** BEGIN Dataset content **

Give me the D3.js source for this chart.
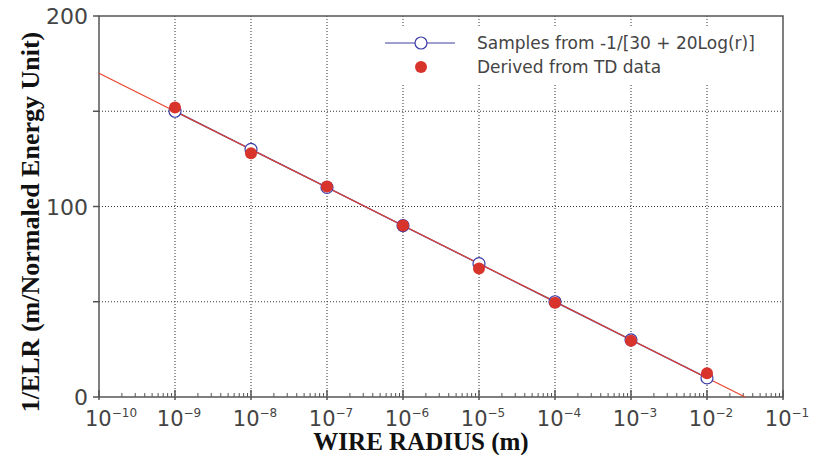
<!DOCTYPE html>
<html>
<head>
<meta charset="utf-8">
<script src="https://cdn.jsdelivr.net/npm/d3@7"></script>
<style>
  body { margin: 0; background: #fff; }
  .tick-label { font-family: "DejaVu Sans", sans-serif; fill: #444; }
  .title { font-family: "Liberation Serif", "DejaVu Serif", serif; font-weight: bold; fill: #111; }
</style>
</head>
<body>
<div id="chart"></div>
<script>
// data
var radii = [1e-9, 1e-8, 1e-7, 1e-6, 1e-5, 1e-4, 1e-3, 1e-2];
var sampleValues = [150, 130, 110, 90, 70, 50, 30, 10];
var tdValues = [152, 128, 110.5, 90, 67.5, 49.5, 29.5, 12.5];
var fitLine = [[1e-10, 170], [Math.pow(10, -1.5), 0]];
var xTicks = [-10, -9, -8, -7, -6, -5, -4, -3, -2, -1];
var yTicks = [0, 50, 100, 150, 200];
var yLabels = [0, 100, 200];
var legendLabels = ["Samples from -1/[30 + 20Log(r)]", "Derived from TD data"];

var width = 813, height = 455;
var margin = { top: 16, right: 30, bottom: 58, left: 99 };

var svg = d3.select('#chart').append('svg')
        .attr('width', width)
        .attr('height', height);

var x = d3.scaleLog().domain([1e-10, 1e-1]).range([margin.left, width - margin.right]);
var y = d3.scaleLinear().domain([0, 200]).range([height - margin.bottom, margin.top]);

// grid lines
svg.append('g').selectAll('line')
        .data(xTicks.slice(1, -1))
        .enter().append('line')
        .attr('x1', function (d) { return x(Math.pow(10, d)); })
        .attr('x2', function (d) { return x(Math.pow(10, d)); })
        .attr('y1', y(200)).attr('y2', y(0))
        .attr('stroke', '#333').attr('stroke-width', 1)
        .attr('stroke-dasharray', '1,2');
svg.append('g').selectAll('line')
        .data([50, 100, 150])
        .enter().append('line')
        .attr('x1', x(1e-10)).attr('x2', x(1e-1))
        .attr('y1', function (d) { return y(d); })
        .attr('y2', function (d) { return y(d); })
        .attr('stroke', '#333').attr('stroke-width', 1)
        .attr('stroke-dasharray', '1,2');

// frame
svg.append('rect')
        .attr('x', x(1e-10)).attr('y', y(200))
        .attr('width', x(1e-1) - x(1e-10)).attr('height', y(0) - y(200))
        .attr('fill', 'none').attr('stroke', '#555').attr('stroke-width', 1.5);

// x axis minor ticks (inside)
var minor = [];
for (var e = -10; e < -1; e++) {
        for (var k = 2; k <= 9; k++) minor.push(k * Math.pow(10, e));
}
svg.append('g').selectAll('line')
        .data(minor)
        .enter().append('line')
        .attr('x1', function (d) { return x(d); })
        .attr('x2', function (d) { return x(d); })
        .attr('y1', y(0)).attr('y2', y(0) - 4)
        .attr('stroke', '#555').attr('stroke-width', 1);
svg.append('g').selectAll('line')
        .data(xTicks)
        .enter().append('line')
        .attr('x1', function (d) { return x(Math.pow(10, d)); })
        .attr('x2', function (d) { return x(Math.pow(10, d)); })
        .attr('y1', y(0) + 3).attr('y2', y(0) - 7)
        .attr('stroke', '#555').attr('stroke-width', 1.5);

// y ticks (outside)
svg.append('g').selectAll('line')
        .data(yTicks)
        .enter().append('line')
        .attr('x1', x(1e-10) - 6).attr('x2', x(1e-10))
        .attr('y1', function (d) { return y(d); })
        .attr('y2', function (d) { return y(d); })
        .attr('stroke', '#555').attr('stroke-width', 1.5);

// y tick labels
svg.append('g').selectAll('text')
        .data(yLabels)
        .enter().append('text')
        .attr('class', 'tick-label')
        .attr('x', x(1e-10) - 11)
        .attr('y', function (d) { return y(d) + 8; })
        .attr('text-anchor', 'end')
        .attr('font-size', 22)
        .text(function (d) { return d; });

// x tick labels 10^n
var xl = svg.append('g').selectAll('text')
        .data(xTicks)
        .enter().append('text')
        .attr('class', 'tick-label')
        .attr('x', function (d) { return x(Math.pow(10, d)) + (d <= -10 ? 12 : 4); })
        .attr('y', 426)
        .attr('text-anchor', 'middle')
        .attr('font-size', 21);
xl.append('tspan').text('10');
xl.append('tspan')
        .attr('dy', -9)
        .attr('font-size', 12)
        .text(function (d) { return '\u2212' + (-d); });

var line = d3.line()
        .x(function (d) { return x(d[0]); })
        .y(function (d) { return y(d[1]); });

// samples line (blue)
var samples = radii.map(function (r, i) { return [r, sampleValues[i]]; });
svg.append('path')
        .datum(samples)
        .attr('d', line)
        .attr('fill', 'none')
        .attr('stroke', '#4040a0')
        .attr('stroke-width', 1.4);

// fit line (red)
svg.append('path')
        .datum(fitLine)
        .attr('d', line)
        .attr('fill', 'none')
        .attr('stroke', '#e8402a')
        .attr('stroke-width', 1.1);

svg.append('g').selectAll('circle')
        .data(samples)
        .enter().append('circle')
        .attr('cx', function (d) { return x(d[0]); })
        .attr('cy', function (d) { return y(d[1]); })
        .attr('r', 6)
        .attr('fill', '#fff')
        .attr('stroke', '#3a3aa8')
        .attr('stroke-width', 1.2);

// TD data (red dots)
svg.append('g').selectAll('circle')
        .data(radii.map(function (r, i) { return [r, tdValues[i]]; }))
        .enter().append('circle')
        .attr('cx', function (d) { return x(d[0]); })
        .attr('cy', function (d) { return y(d[1]); })
        .attr('r', 6)
        .attr('fill', '#d9342b');

// legend
var lg = svg.append('g');
lg.append('rect')
        .attr('x', 375).attr('y', 27)
        .attr('width', 404).attr('height', 56)
        .attr('fill', '#fff');
lg.append('line')
        .attr('x1', 385).attr('x2', 455)
        .attr('y1', 43).attr('y2', 43)
        .attr('stroke', '#4040a0').attr('stroke-width', 1.2);
lg.append('circle')
        .attr('cx', 421).attr('cy', 43).attr('r', 6)
        .attr('fill', '#fff').attr('stroke', '#3a3aa8').attr('stroke-width', 1.2);
lg.append('circle')
        .attr('cx', 421).attr('cy', 67).attr('r', 6)
        .attr('fill', '#d9342b');
lg.selectAll('text.leg')
        .data(legendLabels)
        .enter().append('text')
        .attr('class', 'tick-label')
        .attr('x', 477)
        .attr('y', function (d, i) { return 49 + i * 24; })
        .attr('font-size', 17)
        .attr('fill', '#333')
        .text(function (d) { return d; });

// axis titles
svg.append('text')
        .attr('class', 'title')
        .attr('x', 421).attr('y', 450)
        .attr('text-anchor', 'middle')
        .attr('font-size', 25)
        .text('WIRE RADIUS (m)');
svg.append('text')
        .attr('class', 'title')
        .attr('transform', 'translate(39,222) rotate(-90)')
        .attr('text-anchor', 'middle')
        .attr('font-size', 26)
        .text('1/ELR (m/Normaled Energy Unit)');
</script>
</body>
</html>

** END Dataset content **

Directions: Restate the data word for word from its first line through the line with "58, left: 99", leaving out any picture along the way.

Exercise response:
Give me the D3.js source for this chart.
<!DOCTYPE html>
<html>
<head>
<meta charset="utf-8">
<script src="https://cdn.jsdelivr.net/npm/d3@7"></script>
<style>
  body { margin: 0; background: #fff; }
  .tick-label { font-family: "DejaVu Sans", sans-serif; fill: #444; }
  .title { font-family: "Liberation Serif", "DejaVu Serif", serif; font-weight: bold; fill: #111; }
</style>
</head>
<body>
<div id="chart"></div>
<script>
// data
var radii = [1e-9, 1e-8, 1e-7, 1e-6, 1e-5, 1e-4, 1e-3, 1e-2];
var sampleValues = [150, 130, 110, 90, 70, 50, 30, 10];
var tdValues = [152, 128, 110.5, 90, 67.5, 49.5, 29.5, 12.5];
var fitLine = [[1e-10, 170], [Math.pow(10, -1.5), 0]];
var xTicks = [-10, -9, -8, -7, -6, -5, -4, -3, -2, -1];
var yTicks = [0, 50, 100, 150, 200];
var yLabels = [0, 100, 200];
var legendLabels = ["Samples from -1/[30 + 20Log(r)]", "Derived from TD data"];

var width = 813, height = 455;
var margin = { top: 16, right: 30, bottom: 58, left: 99 };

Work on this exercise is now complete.